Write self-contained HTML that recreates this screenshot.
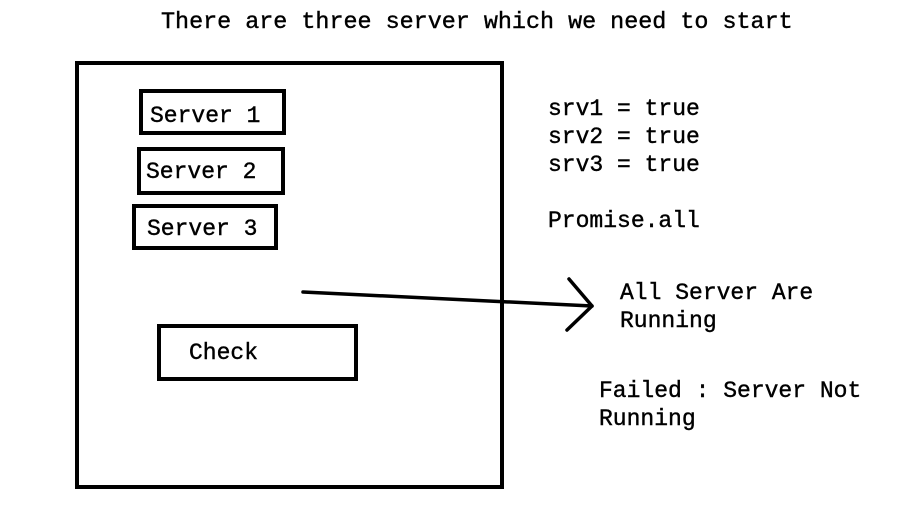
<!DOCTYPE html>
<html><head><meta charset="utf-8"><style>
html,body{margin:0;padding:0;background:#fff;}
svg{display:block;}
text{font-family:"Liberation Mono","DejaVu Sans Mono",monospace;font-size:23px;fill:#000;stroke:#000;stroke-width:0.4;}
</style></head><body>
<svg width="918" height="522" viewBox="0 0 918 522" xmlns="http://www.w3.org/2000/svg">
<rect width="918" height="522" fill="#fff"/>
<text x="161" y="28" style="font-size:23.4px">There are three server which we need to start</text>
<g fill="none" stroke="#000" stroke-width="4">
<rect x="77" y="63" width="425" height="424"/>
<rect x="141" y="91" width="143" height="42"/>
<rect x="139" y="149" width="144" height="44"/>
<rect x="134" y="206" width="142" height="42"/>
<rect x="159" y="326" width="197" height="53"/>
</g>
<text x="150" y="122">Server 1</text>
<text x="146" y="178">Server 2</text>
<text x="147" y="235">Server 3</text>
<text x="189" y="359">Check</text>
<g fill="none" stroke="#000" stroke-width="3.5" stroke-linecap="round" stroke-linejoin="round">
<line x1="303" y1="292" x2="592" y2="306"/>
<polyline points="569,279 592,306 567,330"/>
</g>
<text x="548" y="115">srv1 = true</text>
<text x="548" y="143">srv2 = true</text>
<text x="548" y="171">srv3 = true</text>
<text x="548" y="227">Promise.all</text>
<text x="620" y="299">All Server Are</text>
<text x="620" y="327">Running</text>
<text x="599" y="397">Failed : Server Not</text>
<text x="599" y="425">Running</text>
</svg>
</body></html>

» **Your goal**:
The material above must be printed exactly, with its pictures left out.

» **Response below**:
Write self-contained HTML that recreates this screenshot.
<!DOCTYPE html>
<html><head><meta charset="utf-8"><style>
html,body{margin:0;padding:0;background:#fff;}
svg{display:block;}
text{font-family:"Liberation Mono","DejaVu Sans Mono",monospace;font-size:23px;fill:#000;stroke:#000;stroke-width:0.4;}
</style></head><body>
<svg width="918" height="522" viewBox="0 0 918 522" xmlns="http://www.w3.org/2000/svg">
<rect width="918" height="522" fill="#fff"/>
<text x="161" y="28" style="font-size:23.4px">There are three server which we need to start</text>
<g fill="none" stroke="#000" stroke-width="4">
<rect x="77" y="63" width="425" height="424"/>
<rect x="141" y="91" width="143" height="42"/>
<rect x="139" y="149" width="144" height="44"/>
<rect x="134" y="206" width="142" height="42"/>
<rect x="159" y="326" width="197" height="53"/>
</g>
<text x="150" y="122">Server 1</text>
<text x="146" y="178">Server 2</text>
<text x="147" y="235">Server 3</text>
<text x="189" y="359">Check</text>
<g fill="none" stroke="#000" stroke-width="3.5" stroke-linecap="round" stroke-linejoin="round">
<line x1="303" y1="292" x2="592" y2="306"/>
<polyline points="569,279 592,306 567,330"/>
</g>
<text x="548" y="115">srv1 = true</text>
<text x="548" y="143">srv2 = true</text>
<text x="548" y="171">srv3 = true</text>
<text x="548" y="227">Promise.all</text>
<text x="620" y="299">All Server Are</text>
<text x="620" y="327">Running</text>
<text x="599" y="397">Failed : Server Not</text>
<text x="599" y="425">Running</text>
</svg>
</body></html>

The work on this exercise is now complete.